_Written problem_
Skip any picture you find and retype all the remaining lines exactly.

_Information provided_
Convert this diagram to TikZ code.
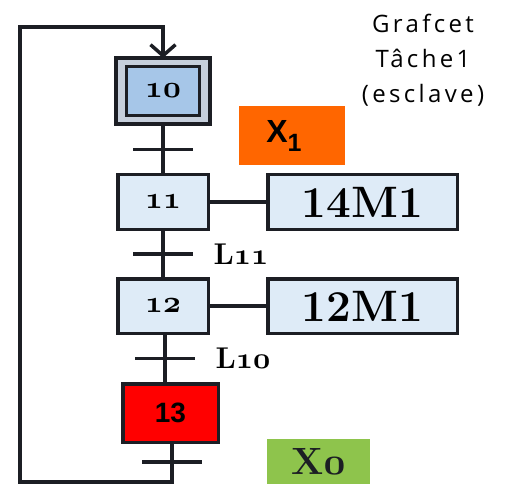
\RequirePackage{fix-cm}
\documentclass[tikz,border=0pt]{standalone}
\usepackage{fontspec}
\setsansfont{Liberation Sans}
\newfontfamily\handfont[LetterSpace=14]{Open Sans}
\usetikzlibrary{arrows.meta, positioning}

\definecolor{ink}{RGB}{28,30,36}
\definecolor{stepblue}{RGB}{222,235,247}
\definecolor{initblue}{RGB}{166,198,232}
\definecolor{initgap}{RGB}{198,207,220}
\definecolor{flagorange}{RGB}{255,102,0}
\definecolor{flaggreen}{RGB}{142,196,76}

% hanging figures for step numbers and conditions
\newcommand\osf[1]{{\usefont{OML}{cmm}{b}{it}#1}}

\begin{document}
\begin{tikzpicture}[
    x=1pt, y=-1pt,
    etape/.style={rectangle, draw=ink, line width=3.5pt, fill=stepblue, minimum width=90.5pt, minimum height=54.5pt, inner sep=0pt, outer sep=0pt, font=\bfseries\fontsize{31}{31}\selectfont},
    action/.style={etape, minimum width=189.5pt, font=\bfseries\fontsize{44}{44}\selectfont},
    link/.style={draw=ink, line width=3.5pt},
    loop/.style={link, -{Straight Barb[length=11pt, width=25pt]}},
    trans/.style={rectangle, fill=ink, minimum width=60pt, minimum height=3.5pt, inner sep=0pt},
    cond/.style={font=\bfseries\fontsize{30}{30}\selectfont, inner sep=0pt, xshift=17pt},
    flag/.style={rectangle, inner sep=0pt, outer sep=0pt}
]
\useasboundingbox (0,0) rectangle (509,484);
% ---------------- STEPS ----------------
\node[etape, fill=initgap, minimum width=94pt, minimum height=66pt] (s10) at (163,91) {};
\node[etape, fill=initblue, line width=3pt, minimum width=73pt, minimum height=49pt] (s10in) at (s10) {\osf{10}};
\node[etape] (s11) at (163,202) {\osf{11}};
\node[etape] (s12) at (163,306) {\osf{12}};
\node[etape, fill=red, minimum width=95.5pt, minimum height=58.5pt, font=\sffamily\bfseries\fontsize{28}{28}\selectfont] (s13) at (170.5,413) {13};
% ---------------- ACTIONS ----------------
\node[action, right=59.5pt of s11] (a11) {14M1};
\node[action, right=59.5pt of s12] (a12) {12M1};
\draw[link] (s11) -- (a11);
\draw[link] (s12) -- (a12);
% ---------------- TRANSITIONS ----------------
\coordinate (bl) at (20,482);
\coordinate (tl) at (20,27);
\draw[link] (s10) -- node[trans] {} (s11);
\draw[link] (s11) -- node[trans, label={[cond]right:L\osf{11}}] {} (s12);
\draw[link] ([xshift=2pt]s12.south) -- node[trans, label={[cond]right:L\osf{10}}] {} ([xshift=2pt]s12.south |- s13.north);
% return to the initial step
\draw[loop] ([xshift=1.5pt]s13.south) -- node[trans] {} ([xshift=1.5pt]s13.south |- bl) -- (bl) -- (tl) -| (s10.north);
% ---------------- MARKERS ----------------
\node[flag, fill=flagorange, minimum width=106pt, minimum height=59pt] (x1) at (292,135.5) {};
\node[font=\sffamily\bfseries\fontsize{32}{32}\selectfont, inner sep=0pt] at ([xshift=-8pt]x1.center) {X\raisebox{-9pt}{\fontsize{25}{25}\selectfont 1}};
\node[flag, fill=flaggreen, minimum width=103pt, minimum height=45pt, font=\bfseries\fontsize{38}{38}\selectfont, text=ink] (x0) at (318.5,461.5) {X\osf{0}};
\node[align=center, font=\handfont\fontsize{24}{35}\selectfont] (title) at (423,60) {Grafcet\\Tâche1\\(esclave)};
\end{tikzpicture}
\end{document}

_Written response_
Convert this diagram to TikZ code.
\RequirePackage{fix-cm}
\documentclass[tikz,border=0pt]{standalone}
\usepackage{fontspec}
\setsansfont{Liberation Sans}
\newfontfamily\handfont[LetterSpace=14]{Open Sans}
\usetikzlibrary{arrows.meta, positioning}

\definecolor{ink}{RGB}{28,30,36}
\definecolor{stepblue}{RGB}{222,235,247}
\definecolor{initblue}{RGB}{166,198,232}
\definecolor{initgap}{RGB}{198,207,220}
\definecolor{flagorange}{RGB}{255,102,0}
\definecolor{flaggreen}{RGB}{142,196,76}

% hanging figures for step numbers and conditions
\newcommand\osf[1]{{\usefont{OML}{cmm}{b}{it}#1}}

\begin{document}
\begin{tikzpicture}[
    x=1pt, y=-1pt,
    etape/.style={rectangle, draw=ink, line width=3.5pt, fill=stepblue, minimum width=90.5pt, minimum height=54.5pt, inner sep=0pt, outer sep=0pt, font=\bfseries\fontsize{31}{31}\selectfont},
    action/.style={etape, minimum width=189.5pt, font=\bfseries\fontsize{44}{44}\selectfont},
    link/.style={draw=ink, line width=3.5pt},
    loop/.style={link, -{Straight Barb[length=11pt, width=25pt]}},
    trans/.style={rectangle, fill=ink, minimum width=60pt, minimum height=3.5pt, inner sep=0pt},
    cond/.style={font=\bfseries\fontsize{30}{30}\selectfont, inner sep=0pt, xshift=17pt},
    flag/.style={rectangle, inner sep=0pt, outer sep=0pt}
]
\useasboundingbox (0,0) rectangle (509,484);
% ---------------- STEPS ----------------
\node[etape, fill=initgap, minimum width=94pt, minimum height=66pt] (s10) at (163,91) {};
\node[etape, fill=initblue, line width=3pt, minimum width=73pt, minimum height=49pt] (s10in) at (s10) {\osf{10}};
\node[etape] (s11) at (163,202) {\osf{11}};
\node[etape] (s12) at (163,306) {\osf{12}};
\node[etape, fill=red, minimum width=95.5pt, minimum height=58.5pt, font=\sffamily\bfseries\fontsize{28}{28}\selectfont] (s13) at (170.5,413) {13};
% ---------------- ACTIONS ----------------
\node[action, right=59.5pt of s11] (a11) {14M1};
\node[action, right=59.5pt of s12] (a12) {12M1};
\draw[link] (s11) -- (a11);
\draw[link] (s12) -- (a12);
% ---------------- TRANSITIONS ----------------
\coordinate (bl) at (20,482);
\coordinate (tl) at (20,27);
\draw[link] (s10) -- node[trans] {} (s11);
\draw[link] (s11) -- node[trans, label={[cond]right:L\osf{11}}] {} (s12);
\draw[link] ([xshift=2pt]s12.south) -- node[trans, label={[cond]right:L\osf{10}}] {} ([xshift=2pt]s12.south |- s13.north);
% return to the initial step
\draw[loop] ([xshift=1.5pt]s13.south) -- node[trans] {} ([xshift=1.5pt]s13.south |- bl) -- (bl) -- (tl) -| (s10.north);
% ---------------- MARKERS ----------------
\node[flag, fill=flagorange, minimum width=106pt, minimum height=59pt] (x1) at (292,135.5) {};
\node[font=\sffamily\bfseries\fontsize{32}{32}\selectfont, inner sep=0pt] at ([xshift=-8pt]x1.center) {X\raisebox{-9pt}{\fontsize{25}{25}\selectfont 1}};
\node[flag, fill=flaggreen, minimum width=103pt, minimum height=45pt, font=\bfseries\fontsize{38}{38}\selectfont, text=ink] (x0) at (318.5,461.5) {X\osf{0}};
\node[align=center, font=\handfont\fontsize{24}{35}\selectfont] (title) at (423,60) {Grafcet\\Tâche1\\(esclave)};
\end{tikzpicture}
\end{document}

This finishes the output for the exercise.